Au Cameroun, la guerre civile a un point de départ bien identifié : la colonisation. En 1922, les Français et les Anglais se partagent le territoire. Le Cameroun ne récupère son indépendance que 40 ans plus tard, et les deux zones se réunifient en 1972. Le problème : deux populations avec deux cultures bien distinctes doivent cohabiter, les anglophones et les francophones.

Au fil des années, les anglophones, minoritaires dans le pays, ont l’impression d’être marginalisé·es. Leur région regorge de pétrole, mais elles et ils ont le sentiment de ne pas profiter des retombées de cette ressource.

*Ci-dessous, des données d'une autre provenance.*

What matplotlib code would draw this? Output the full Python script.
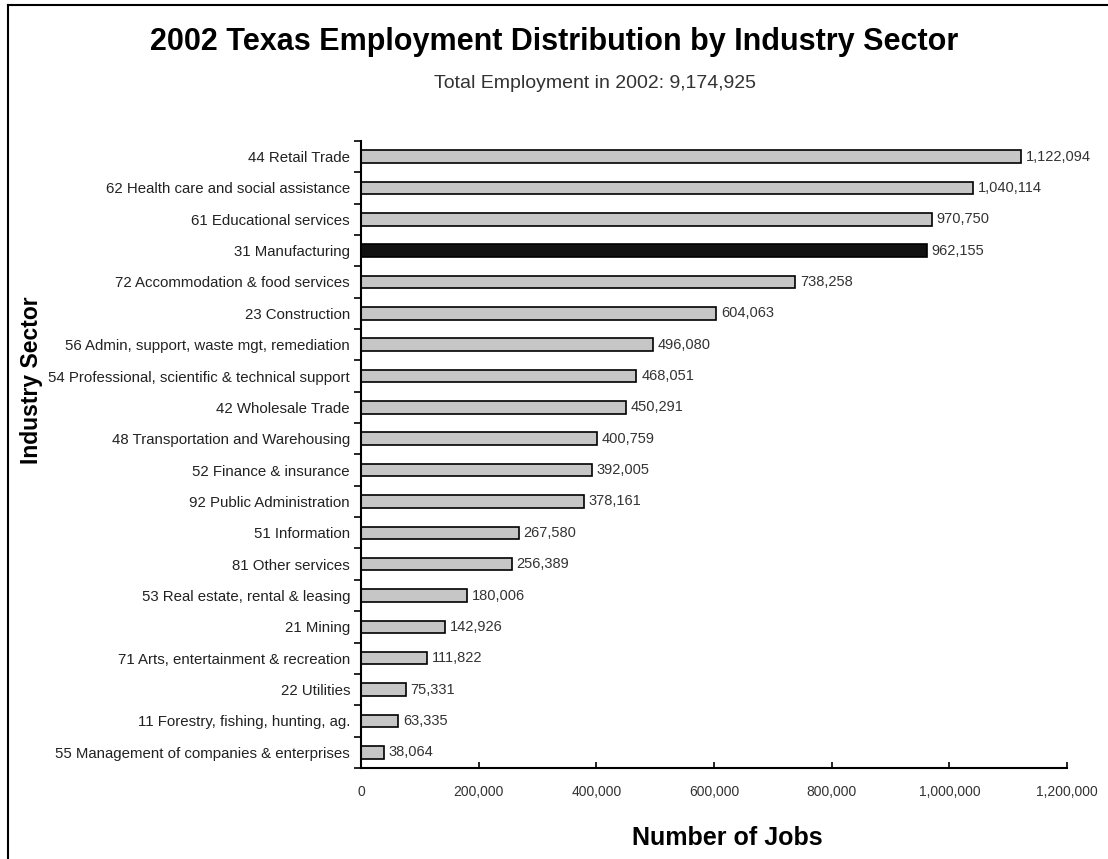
import matplotlib.pyplot as plt
from matplotlib.lines import Line2D

plt.rcParams['font.family'] = ['Liberation Sans', 'DejaVu Sans']

# Sectors from top to bottom as in the chart
sectors = [
    "44 Retail Trade",
    "62 Health care and social assistance",
    "61 Educational services",
    "31 Manufacturing",
    "72 Accommodation & food services",
    "23 Construction",
    "56 Admin, support, waste mgt, remediation",
    "54 Professional, scientific & technical support",
    "42 Wholesale Trade",
    "48 Transportation and Warehousing",
    "52 Finance & insurance",
    "92 Public Administration",
    "51 Information",
    "81 Other services",
    "53 Real estate, rental & leasing",
    "21 Mining",
    "71 Arts, entertainment & recreation",
    "22 Utilities",
    "11 Forestry, fishing, hunting, ag.",
    "55 Management of companies & enterprises",
]
jobs = [1122094, 1040114, 970750, 962155, 738258, 604063, 496080, 468051,
        450291, 400759, 392005, 378161, 267580, 256389, 180006, 142926,
        111822, 75331, 63335, 38064]
highlight = "31 Manufacturing"
x_ticks = [0, 200000, 400000, 600000, 800000, 1000000, 1200000]

fig = plt.figure(figsize=(11.08, 8.59), dpi=100)
ax = fig.add_axes([0.326, 0.106, 0.637, 0.730])

pos = list(range(len(sectors)))
colors = ['#111111' if s == highlight else '#c6c6c6' for s in sectors]
ax.barh(pos, jobs, height=0.4, color=colors, edgecolor='black', linewidth=1.2)

for p, v in zip(pos, jobs):
    ax.text(v + 8000, p, f"{v:,}", va='center', ha='left', fontsize=10.5, color='#333333')

ax.set_ylim(len(sectors) - 0.5, -0.5)
ax.set_xlim(0, 1200000)
ax.set_yticks(pos)
ax.set_yticklabels(sectors, fontsize=10.8, color='#222222')
ax.tick_params(axis='y', length=0, pad=8)
# ticks between categories on the y axis
ax.set_yticks([p + 0.5 for p in [-1] + pos], minor=True)
ax.tick_params(axis='y', which='minor', length=5, width=1.2, direction='out')
ax.set_xticks(x_ticks)
ax.set_xticklabels([f"{t:,}" for t in x_ticks], fontsize=10, color='#333333')
ax.tick_params(axis='x', length=4, width=1.2, direction='in', pad=12)

for side in ['top', 'right']:
    ax.spines[side].set_visible(False)
for side in ['left', 'bottom']:
    ax.spines[side].set_linewidth(1.5)

fig.text(0.028, 0.557, "Industry Sector", rotation=90, ha='center', va='center',
         fontsize=16.5, fontweight='bold')
fig.text(0.656, 0.024, "Number of Jobs", ha='center', va='center',
         fontsize=18, fontweight='bold')

fig.text(0.5, 0.951, "2002 Texas Employment Distribution by Industry Sector",
         ha='center', va='center', fontsize=22, fontweight='bold')
fig.text(0.537, 0.903, "Total Employment in 2002: 9,174,925",
         ha='center', va='center', fontsize=14, color='#333333')

# outer frame lines (left and top)
fig.add_artist(Line2D([0.0075, 0.0075], [0.0, 0.994], transform=fig.transFigure,
                      color='black', linewidth=1.5))
fig.add_artist(Line2D([0.0075, 1.0], [0.994, 0.994], transform=fig.transFigure,
                      color='black', linewidth=1.5))

fig.savefig("out.png", dpi=100)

En 2016, une partie de la population anglophone se met en grève pour revendiquer sa différence et son identité culturelle. Ces manifestations sont réprimées par l’État et se terminent dans un bain de sang.

Les leaders de la contestation proclament l’ indépendance symbolique de leur région. Ils inventent leur nouvel État : l ’Ambazonie. Une nouvelle fois, le gouvernement réprime ces revendications, arrête et force à l’exil les leaders du mouvement. Les indépendantistes créent alors des milices financées par la diaspora anglophone, et des exactions sanglantes commencent des deux côtés.

Depuis 2016, le gouvernement comme les indépendantistes campent sur leurs positions.

La guerre civile au Cameroun, c’est surtout un désastre humanitaire. Des milliers de civils ont vécu des traumatismes de guerre inimaginables, au moins 6 000 personnes sont mortes, et 640 000 ont dû fuir leur région, voire leur pays.